=== Information shown ===
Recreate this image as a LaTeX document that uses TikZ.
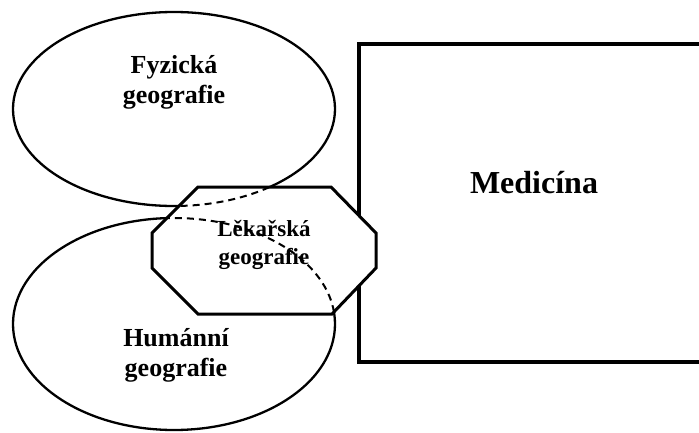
\documentclass[tikz,border=0pt]{standalone}
\usepackage{fontspec}
\setmainfont{Liberation Serif}
\usetikzlibrary{shapes.geometric}
\begin{document}
\begin{tikzpicture}[x=1pt,y=-1pt,
  ell/.style={ellipse, draw, line width=2.3pt, minimum width=322pt, minimum height=194pt, inner sep=0pt},
  lbl/.style={align=center, font=\bfseries\fontsize{26}{30}\selectfont, inner sep=0pt},
  hid/.style={draw, line width=2pt, dash pattern=on 7pt off 5pt}]
\clip (0,0) rectangle (699,432);
\fill[white] (0,0) rectangle (699,432);
% Medicine box
\node[draw, line width=4.3pt, minimum width=360pt, minimum height=318pt, anchor=north west, inner sep=0pt] (med) at (357,42) {};
% ellipses
\node[ell] (fyz) at (174,109) {};
\node[ell, minimum height=212pt] (hum) at (174,324) {};
% octagon
\def\octpath{(198,187) -- (331,187) -- (376,233) -- (376,268) -- (332,314) -- (198,314) -- (152,268) -- (152,233) -- cycle}
\fill[white] \octpath;
\begin{scope}
  \clip \octpath;
  \node[ell, hid] at (fyz.center) {};
  \node[ell, hid, minimum height=212pt] at (hum.center) {};
\end{scope}
\draw[line width=3pt, line join=miter] \octpath;
% labels
\node[lbl] (tfyz) at (174,82) {Fyzická\\geografie};
\node[lbl] (thum) at (176,355) {Humánní\\geografie};
\node[lbl, font=\bfseries\fontsize{23}{28}\selectfont] (tlek) at (264,245) {Lěkařská\\geografie};
\node[font=\bfseries\fontsize{32}{36}\selectfont, anchor=base, inner sep=0pt] (tmed) at (534,193) {Medicína};
\end{tikzpicture}
\end{document}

=== Task brief ===
Take the listing and print it again exactly, but without any pictures.

=== Solution for this task ===
Recreate this image as a LaTeX document that uses TikZ.
\documentclass[tikz,border=0pt]{standalone}
\usepackage{fontspec}
\setmainfont{Liberation Serif}
\usetikzlibrary{shapes.geometric}
\begin{document}
\begin{tikzpicture}[x=1pt,y=-1pt,
  ell/.style={ellipse, draw, line width=2.3pt, minimum width=322pt, minimum height=194pt, inner sep=0pt},
  lbl/.style={align=center, font=\bfseries\fontsize{26}{30}\selectfont, inner sep=0pt},
  hid/.style={draw, line width=2pt, dash pattern=on 7pt off 5pt}]
\clip (0,0) rectangle (699,432);
\fill[white] (0,0) rectangle (699,432);
% Medicine box
\node[draw, line width=4.3pt, minimum width=360pt, minimum height=318pt, anchor=north west, inner sep=0pt] (med) at (357,42) {};
% ellipses
\node[ell] (fyz) at (174,109) {};
\node[ell, minimum height=212pt] (hum) at (174,324) {};
% octagon
\def\octpath{(198,187) -- (331,187) -- (376,233) -- (376,268) -- (332,314) -- (198,314) -- (152,268) -- (152,233) -- cycle}
\fill[white] \octpath;
\begin{scope}
  \clip \octpath;
  \node[ell, hid] at (fyz.center) {};
  \node[ell, hid, minimum height=212pt] at (hum.center) {};
\end{scope}
\draw[line width=3pt, line join=miter] \octpath;
% labels
\node[lbl] (tfyz) at (174,82) {Fyzická\\geografie};
\node[lbl] (thum) at (176,355) {Humánní\\geografie};
\node[lbl, font=\bfseries\fontsize{23}{28}\selectfont] (tlek) at (264,245) {Lěkařská\\geografie};
\node[font=\bfseries\fontsize{32}{36}\selectfont, anchor=base, inner sep=0pt] (tmed) at (534,193) {Medicína};
\end{tikzpicture}
\end{document}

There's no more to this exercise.